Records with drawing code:
>>>>
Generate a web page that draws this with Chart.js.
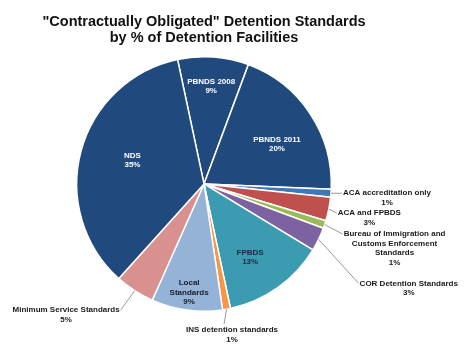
<!DOCTYPE html>
<html>
<head>
<meta charset="utf-8">
<script src="https://cdn.jsdelivr.net/npm/chart.js@4.4.0/dist/chart.umd.min.js"></script>
<style>
body { margin: 0; background: #fff; }
#wrap { width: 474px; height: 348px; }
</style>
</head>
<body>
<div id="wrap"><canvas id="myChart"></canvas></div>
<script>
var titleLines = ['"Contractually Obligated" Detention Standards', 'by % of Detention Facilities'];

var categories = ['PBNDS 2008', 'PBNDS 2011', 'ACA accreditation only', 'ACA and FPBDS',
  'Bureau of Immigration and Customs Enforcement Standards', 'COR Detention Standards',
  'FPBDS', 'INS detention standards', 'Local Standards', 'Minimum Service Standards', 'NDS'];
var percents = [9, 20, 1, 3, 1, 3, 13, 1, 9, 5, 35];
var labelLines = [
  ['PBNDS 2008'], ['PBNDS 2011'], ['ACA accreditation only'], ['ACA and FPBDS'],
  ['Bureau of Immigration and', 'Customs Enforcement', 'Standards'],
  ['COR Detention Standards'], ['FPBDS'], ['INS detention standards'],
  ['Local', 'Standards'], ['Minimum Service Standards'], ['NDS']
];
var sliceColors = ['#20497e', '#20497e', '#3f77b7', '#c0504d', '#9bbb59', '#7d62a1',
  '#3b9bb0', '#f79646', '#95b3d7', '#d9918f', '#20497e'];

// where each label sits (inside: fraction of radius, outside: leader line end offset)
var labelPlace = [
  {inside: true, r: 0.77, color: '#fff'},
  {inside: true, r: 0.66, dx: 3, dy: 7, color: '#fff'},
  {ex: 11, ey: 0, align: 'left'},
  {ex: 8, ey: 4, align: 'left'},
  {ex: 18, ey: 9.5, align: 'left'},
  {ex: 40, ey: 44, align: 'left'},
  {inside: true, r: 0.68, dx: -4, dy: 3, color: '#172b45'},
  {ex: -2.5, ey: 15, align: 'below', tx: 8},
  {inside: true, r: 0.86, color: '#161c2a'},
  {ex: -14, ey: 19.5, align: 'right'},
  {inside: true, r: 0.59, dx: 1, dy: -4, color: '#fff'}
];

var sliceLabels = {
  id: 'sliceLabels',
  afterDatasetsDraw: function(chart) {
    var ctx = chart.ctx;
    var arcs = chart.getDatasetMeta(0).data;
    var lh = 9.5;
    ctx.save();
    ctx.font = 'bold 8px "Liberation Sans", Arial, sans-serif';
    ctx.textBaseline = 'middle';
    ctx.textAlign = 'center';
    arcs.forEach(function(arc, i) {
      var p = arc.getProps(['x', 'y', 'startAngle', 'endAngle', 'outerRadius']);
      var mid = (p.startAngle + p.endAngle) / 2;
      var cfg = labelPlace[i];
      var lines = labelLines[i].concat([percents[i] + '%']);
      var w = 0;
      lines.forEach(function(l) { w = Math.max(w, ctx.measureText(l).width); });
      var bx, by;
      if (cfg.inside) {
        bx = p.x + Math.cos(mid) * p.outerRadius * cfg.r + (cfg.dx || 0);
        by = p.y + Math.sin(mid) * p.outerRadius * cfg.r + (cfg.dy || 0) - (lines.length - 1) * lh / 2;
        ctx.fillStyle = cfg.color;
      } else {
        var sx = p.x + Math.cos(mid) * p.outerRadius;
        var sy = p.y + Math.sin(mid) * p.outerRadius;
        var ex = sx + cfg.ex, ey = sy + cfg.ey;
        ctx.strokeStyle = '#9a9a9a';
        ctx.lineWidth = 1;
        ctx.beginPath();
        ctx.moveTo(sx, sy);
        ctx.lineTo(ex, ey);
        ctx.stroke();
        if (cfg.align === 'left') { bx = ex + 1 + w / 2; by = ey; }
        else if (cfg.align === 'right') { bx = ex - 1 - w / 2; by = ey; }
        else { bx = ex + (cfg.tx || 0); by = ey + 6; }
        ctx.fillStyle = '#1a1a1a';
      }
      lines.forEach(function(l, k) { ctx.fillText(l, bx, by + k * lh); });
    });
    ctx.restore();
  }
};

var ctx = document.getElementById('myChart');
var myChart = new Chart(ctx, {
  type: 'pie',
  data: {
    labels: categories,
    datasets: [{
      data: percents,
      backgroundColor: sliceColors,
      borderColor: '#ffffff',
      borderWidth: 1.5
    }]
  },
  options: {
    responsive: true,
    maintainAspectRatio: false,
    animation: false,
    rotation: -12,
    layout: { padding: { left: 0, right: 66, top: 4, bottom: 36 } },
    plugins: {
      legend: { display: false },
      tooltip: { enabled: false },
      title: {
        display: true,
        text: titleLines,
        color: '#111',
        font: { family: '"Liberation Sans", Arial, sans-serif', size: 14.5, weight: 'bold', lineHeight: 1.1 },
        padding: { top: 9.8, bottom: 10.2 }
      }
    }
  },
  plugins: [sliceLabels]
});
</script>
</body>
</html>
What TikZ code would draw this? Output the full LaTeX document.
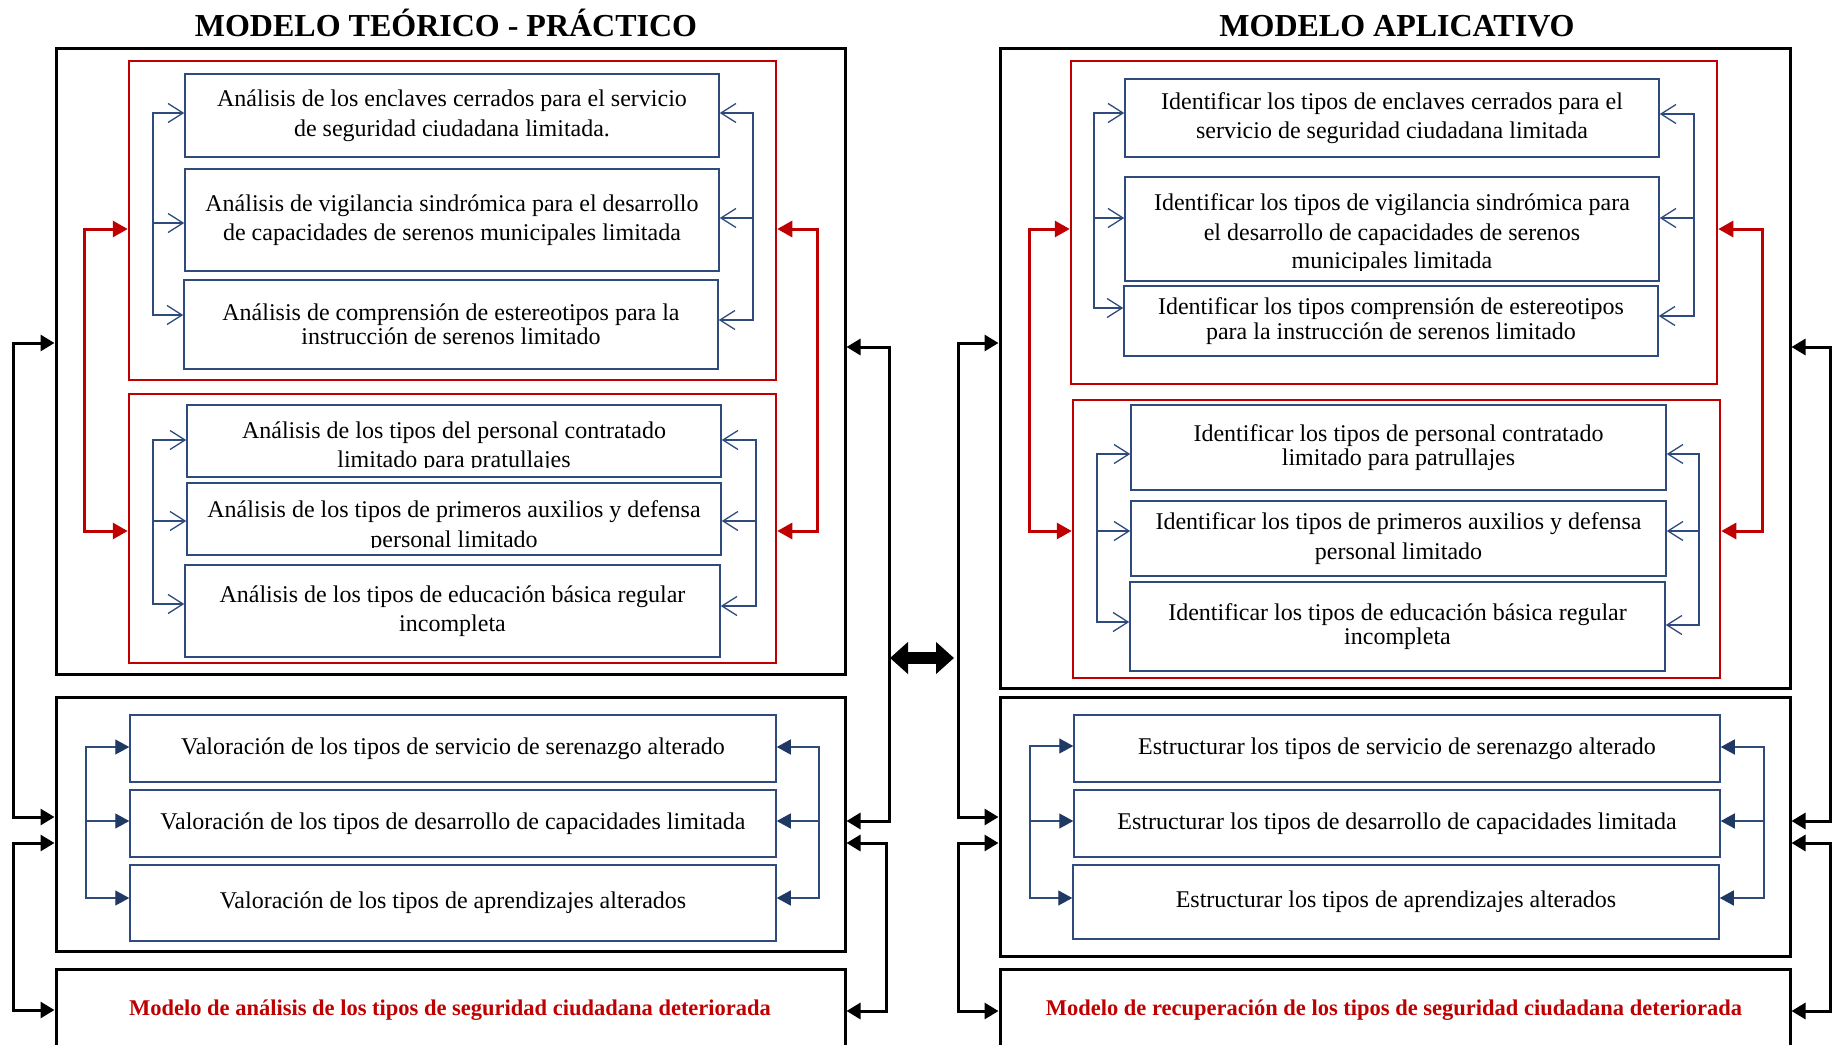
<<<<
WORK TO DO:
Pictures are excluded; copy all other data exactly as shown.

TASK SOLUTION:
Generate a web page that draws this with Chart.js.
<!DOCTYPE html>
<html>
<head>
<meta charset="utf-8">
<script src="https://cdn.jsdelivr.net/npm/chart.js@4.4.0/dist/chart.umd.min.js"></script>
<style>
body { margin: 0; background: #fff; }
#wrap { width: 474px; height: 348px; }
</style>
</head>
<body>
<div id="wrap"><canvas id="myChart"></canvas></div>
<script>
var titleLines = ['"Contractually Obligated" Detention Standards', 'by % of Detention Facilities'];

var categories = ['PBNDS 2008', 'PBNDS 2011', 'ACA accreditation only', 'ACA and FPBDS',
  'Bureau of Immigration and Customs Enforcement Standards', 'COR Detention Standards',
  'FPBDS', 'INS detention standards', 'Local Standards', 'Minimum Service Standards', 'NDS'];
var percents = [9, 20, 1, 3, 1, 3, 13, 1, 9, 5, 35];
var labelLines = [
  ['PBNDS 2008'], ['PBNDS 2011'], ['ACA accreditation only'], ['ACA and FPBDS'],
  ['Bureau of Immigration and', 'Customs Enforcement', 'Standards'],
  ['COR Detention Standards'], ['FPBDS'], ['INS detention standards'],
  ['Local', 'Standards'], ['Minimum Service Standards'], ['NDS']
];
var sliceColors = ['#20497e', '#20497e', '#3f77b7', '#c0504d', '#9bbb59', '#7d62a1',
  '#3b9bb0', '#f79646', '#95b3d7', '#d9918f', '#20497e'];

// where each label sits (inside: fraction of radius, outside: leader line end offset)
var labelPlace = [
  {inside: true, r: 0.77, color: '#fff'},
  {inside: true, r: 0.66, dx: 3, dy: 7, color: '#fff'},
  {ex: 11, ey: 0, align: 'left'},
  {ex: 8, ey: 4, align: 'left'},
  {ex: 18, ey: 9.5, align: 'left'},
  {ex: 40, ey: 44, align: 'left'},
  {inside: true, r: 0.68, dx: -4, dy: 3, color: '#172b45'},
  {ex: -2.5, ey: 15, align: 'below', tx: 8},
  {inside: true, r: 0.86, color: '#161c2a'},
  {ex: -14, ey: 19.5, align: 'right'},
  {inside: true, r: 0.59, dx: 1, dy: -4, color: '#fff'}
];

var sliceLabels = {
  id: 'sliceLabels',
  afterDatasetsDraw: function(chart) {
    var ctx = chart.ctx;
    var arcs = chart.getDatasetMeta(0).data;
    var lh = 9.5;
    ctx.save();
    ctx.font = 'bold 8px "Liberation Sans", Arial, sans-serif';
    ctx.textBaseline = 'middle';
    ctx.textAlign = 'center';
    arcs.forEach(function(arc, i) {
      var p = arc.getProps(['x', 'y', 'startAngle', 'endAngle', 'outerRadius']);
      var mid = (p.startAngle + p.endAngle) / 2;
      var cfg = labelPlace[i];
      var lines = labelLines[i].concat([percents[i] + '%']);
      var w = 0;
      lines.forEach(function(l) { w = Math.max(w, ctx.measureText(l).width); });
      var bx, by;
      if (cfg.inside) {
        bx = p.x + Math.cos(mid) * p.outerRadius * cfg.r + (cfg.dx || 0);
        by = p.y + Math.sin(mid) * p.outerRadius * cfg.r + (cfg.dy || 0) - (lines.length - 1) * lh / 2;
        ctx.fillStyle = cfg.color;
      } else {
        var sx = p.x + Math.cos(mid) * p.outerRadius;
        var sy = p.y + Math.sin(mid) * p.outerRadius;
        var ex = sx + cfg.ex, ey = sy + cfg.ey;
        ctx.strokeStyle = '#9a9a9a';
        ctx.lineWidth = 1;
        ctx.beginPath();
        ctx.moveTo(sx, sy);
        ctx.lineTo(ex, ey);
        ctx.stroke();
        if (cfg.align === 'left') { bx = ex + 1 + w / 2; by = ey; }
        else if (cfg.align === 'right') { bx = ex - 1 - w / 2; by = ey; }
        else { bx = ex + (cfg.tx || 0); by = ey + 6; }
        ctx.fillStyle = '#1a1a1a';
      }
      lines.forEach(function(l, k) { ctx.fillText(l, bx, by + k * lh); });
    });
    ctx.restore();
  }
};

var ctx = document.getElementById('myChart');
var myChart = new Chart(ctx, {
  type: 'pie',
  data: {
    labels: categories,
    datasets: [{
      data: percents,
      backgroundColor: sliceColors,
      borderColor: '#ffffff',
      borderWidth: 1.5
    }]
  },
  options: {
    responsive: true,
    maintainAspectRatio: false,
    animation: false,
    rotation: -12,
    layout: { padding: { left: 0, right: 66, top: 4, bottom: 36 } },
    plugins: {
      legend: { display: false },
      tooltip: { enabled: false },
      title: {
        display: true,
        text: titleLines,
        color: '#111',
        font: { family: '"Liberation Sans", Arial, sans-serif', size: 14.5, weight: 'bold', lineHeight: 1.1 },
        padding: { top: 9.8, bottom: 10.2 }
      }
    }
  },
  plugins: [sliceLabels]
});
</script>
</body>
</html>
What TikZ code would draw this? Output the full LaTeX document.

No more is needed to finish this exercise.